Multiple product logins
Incident Report for Opsgenie
Postmortem

SUMMARY

On August 30, 2023, between 4:07 and 5:30 UTC, some customers were unable to login to Atlassian's Cloud products using id.atlassian.com.  Logged-in users were also unable to switch accounts, change passwords, or log out. Users with existing sessions were not impacted.

Between 5:32 and 6:00 UTC, traffic was incrementally restored to a previous build, mitigating the impact for users.

The total time to resolution was one hour and 53 minutes.

IMPACT

Users were not able to login using Atlassian's shared account management system (id.atlassian.com).

This affected users who were trying to login to the following products: Jira, Confluence, Trello, Opsgenie, mobile apps and ecosystem apps.

Aside from the inability to login, there was no impact on other Atlassian products or features.

ROOT CAUSE

Multiple Set-Cookie headers were unintentionally modified so that only the last Set-Cookie header remained in the response to user's browsers.  The issue was caused by a change to Network Extensions within the Edge Network. As a result, users that needed a new session could not login.  Upon login, the users were redirected to login again and no session was created for them.

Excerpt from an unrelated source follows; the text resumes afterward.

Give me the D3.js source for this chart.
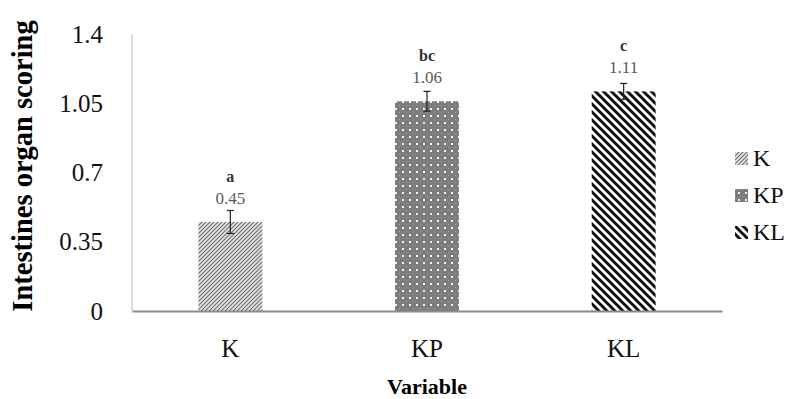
<!DOCTYPE html>
<html lang="en">
<head>
    <meta charset="UTF-8">
    <title>Intestines organ scoring</title>
    <script src="https://d3js.org/d3.v7.min.js"></script>
    <style>
        body { margin: 0; background: white; }
        svg text { font-family: "Liberation Serif", "Times New Roman", serif; }
    </style>
</head>
<body>
    <div id="chart"></div>
    <script>
        const categories = ["K", "KP", "KL"];
        const values = [0.45, 1.06, 1.11];
        const errors = [0.058, 0.05, 0.04];
        const letters = ["a", "bc", "c"];
        const yTicks = [0, 0.35, 0.7, 1.05, 1.4];

        const width = 790, height = 399;
        const margin = { top: 34, right: 68, bottom: 88, left: 132 };

        const svg = d3.select("#chart")
            .append("svg")
            .attr("width", width)
            .attr("height", height);

        // fill patterns, one per group
        const defs = svg.append("defs");

        const pK = defs.append("pattern")
            .attr("id", "pat-K")
            .attr("patternUnits", "userSpaceOnUse")
            .attr("width", 4).attr("height", 4);
        pK.append("rect").attr("width", 4).attr("height", 4).attr("fill", "#e6e6e6");
        pK.append("path")
            .attr("d", "M-1,1 L1,-1 M0,4 L4,0 M3,5 L5,3")
            .attr("stroke", "#6e6e6e").attr("stroke-width", 1.2);

        const pKP = defs.append("pattern")
            .attr("id", "pat-KP")
            .attr("patternUnits", "userSpaceOnUse")
            .attr("width", 7).attr("height", 7);
        pKP.append("rect").attr("width", 7).attr("height", 7).attr("fill", "#7d7d7d");
        pKP.append("rect").attr("x", 3).attr("y", 3).attr("width", 2).attr("height", 2).attr("fill", "#f2f2f2");
        pKP.append("rect").attr("x", 0).attr("y", 0).attr("width", 1).attr("height", 1).attr("fill", "#a5a5a5");

        const pKL = defs.append("pattern")
            .attr("id", "pat-KL")
            .attr("patternUnits", "userSpaceOnUse")
            .attr("width", 8).attr("height", 8);
        pKL.append("rect").attr("width", 8).attr("height", 8).attr("fill", "white");
        pKL.append("path")
            .attr("d", "M-2,-2 L10,10 M-2,6 L2,10 M6,-2 L10,2")
            .attr("stroke", "#111").attr("stroke-width", 3);

        const patterns = { K: "url(#pat-K)", KP: "url(#pat-KP)", KL: "url(#pat-KL)" };

        const x = d3.scaleBand()
            .domain(categories)
            .range([margin.left, width - margin.right])
            .paddingInner(0.675)
            .paddingOuter(0.3375);

        const y = d3.scaleLinear()
            .domain([0, 1.4])
            .range([height - margin.bottom, margin.top]);

        const data = categories.map((c, i) => ({ cat: c, value: values[i], err: errors[i], letter: letters[i] }));

        // y tick labels (no tick marks, no gridlines)
        const yAxis = svg.append("g")
            .attr("transform", `translate(${margin.left - 29},0)`)
            .call(d3.axisLeft(y).tickValues(yTicks).tickSize(0).tickPadding(0).tickFormat(d => d3.format("")(d)));
        yAxis.select(".domain").remove();
        yAxis.selectAll("text")
            .attr("font-size", 25)
            .attr("fill", "#111")
            .attr("font-family", "Liberation Serif");

        // bars
        svg.selectAll(".bar")
            .data(data)
            .enter()
            .append("rect")
            .attr("class", "bar")
            .attr("x", d => x(d.cat))
            .attr("y", d => y(d.value))
            .attr("width", x.bandwidth())
            .attr("height", d => y(0) - y(d.value))
            .attr("fill", d => patterns[d.cat]);

        // x axis line and labels
        const xAxis = svg.append("g")
            .attr("transform", `translate(0,${y(0)})`)
            .call(d3.axisBottom(x).tickSize(0).tickPadding(28).tickSizeOuter(0));
        xAxis.select(".domain").attr("stroke", "#8c8c8c").attr("stroke-width", 2);
        xAxis.selectAll("text")
            .attr("font-size", 25)
            .attr("fill", "#111")
            .attr("font-family", "Liberation Serif");

        // left axis line
        svg.append("line")
            .attr("x1", margin.left).attr("x2", margin.left)
            .attr("y1", y(1.4)).attr("y2", y(0))
            .attr("stroke", "#bdbdbd").attr("stroke-width", 1);

        // error bars
        const eb = svg.selectAll(".err")
            .data(data)
            .enter()
            .append("g")
            .attr("class", "err")
            .attr("stroke", "#222")
            .attr("stroke-width", 1.2);
        eb.append("line")
            .attr("x1", d => x(d.cat) + x.bandwidth() / 2)
            .attr("x2", d => x(d.cat) + x.bandwidth() / 2)
            .attr("y1", d => y(d.value + d.err))
            .attr("y2", d => y(d.value - d.err));
        eb.append("line")
            .attr("x1", d => x(d.cat) + x.bandwidth() / 2 - 3.5)
            .attr("x2", d => x(d.cat) + x.bandwidth() / 2 + 3.5)
            .attr("y1", d => y(d.value + d.err))
            .attr("y2", d => y(d.value + d.err));
        eb.append("line")
            .attr("x1", d => x(d.cat) + x.bandwidth() / 2 - 3.5)
            .attr("x2", d => x(d.cat) + x.bandwidth() / 2 + 3.5)
            .attr("y1", d => y(d.value - d.err))
            .attr("y2", d => y(d.value - d.err));

        // value labels
        svg.selectAll(".val")
            .data(data)
            .enter()
            .append("text")
            .attr("class", "val")
            .attr("x", d => x(d.cat) + x.bandwidth() / 2)
            .attr("y", d => y(d.value) - 18)
            .attr("text-anchor", "middle")
            .attr("font-size", 17)
            .attr("fill", "#595959")
            .text(d => d3.format(".2f")(d.value));

        // significance letters
        svg.selectAll(".letter")
            .data(data)
            .enter()
            .append("text")
            .attr("class", "letter")
            .attr("x", d => x(d.cat) + x.bandwidth() / 2)
            .attr("y", d => y(d.value) - 40)
            .attr("text-anchor", "middle")
            .attr("font-size", 16)
            .attr("font-weight", "bold")
            .attr("fill", "#333")
            .text(d => d.letter);

        // axis titles
        svg.append("text")
            .attr("x", x("KP") + x.bandwidth() / 2)
            .attr("y", 394)
            .attr("text-anchor", "middle")
            .attr("font-size", 22)
            .attr("font-weight", "bold")
            .text("Variable");

        svg.append("text")
            .attr("transform", `translate(32,166) rotate(-90)`)
            .attr("text-anchor", "middle")
            .attr("font-size", 28.5)
            .attr("font-weight", "bold")
            .text("Intestines organ scoring");

        // legend
        const legend = svg.selectAll(".legend")
            .data(categories)
            .enter()
            .append("g")
            .attr("class", "legend")
            .attr("transform", (d, i) => `translate(735,${152 + i * 37})`);
        legend.append("rect")
            .attr("width", 13).attr("height", 13)
            .attr("fill", d => patterns[d]);
        legend.append("text")
            .attr("x", 18).attr("y", 14)
            .attr("font-size", 24)
            .attr("fill", "#111")
            .text(d => d);
    </script>
</body>
</html>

REMEDIAL ACTIONS PLAN & NEXT STEPS

We know that outages impact your productivity. While we have a number of testing and preventative processes in place, this specific issue was not detected in Atlassian's staging environment.  End-to-end tests did not cover the use case of multiple Set-Cookie headers in the single response and therefore this bug went unnoticed.

We are prioritizing the following improvement actions to avoid repeating this type of incident:

  • Automated tests to be put in place to validate that cookies are not being removed from responses.
  • Configuration of networking extensions will be guaranteed to be identical in staging and production to ensure errors are picked up earlier.

Furthermore, we typically deploy our changes progressively by cloud region to avoid broad impact, but in this case, the change was not deemed risky and was deployed to all regions. To minimize the impact of breaking changes to our environments, we will implement additional preventative measures:

  • Changes to network extensions in the future will use progressive rollouts.
  • With staging being properly utilized, errors similar to this one will not be deployed to any production environments.

We apologize to customers whose services were impacted during this incident; we are taking immediate steps to improve the platform’s performance and availability.

Thanks,

Atlassian Customer Support

Posted Sep 18, 2023 - 01:00 UTC

Resolved
Between 4:30AM UTC to 6:00AM UTC, we experienced issues for users attempting to login for Atlassian Support, Confluence, Jira Work Management, Jira Service Management, Jira Software, Opsgenie, Trello, Jira Product Discovery, Compass, and Atlassian Analytics. The issue has been resolved and the service is operating normally.
Posted Aug 30, 2023 - 06:17 UTC
Investigating
We are investigating reports of intermittent errors for login to Atlassian Support, Confluence, Jira Work Management, Jira Service Management, Jira Software, Opsgenie, Trello, Jira Product Discovery, Compass, and Atlassian Analytics Cloud customers. We will provide more details once we identify the root cause.
Posted Aug 30, 2023 - 05:19 UTC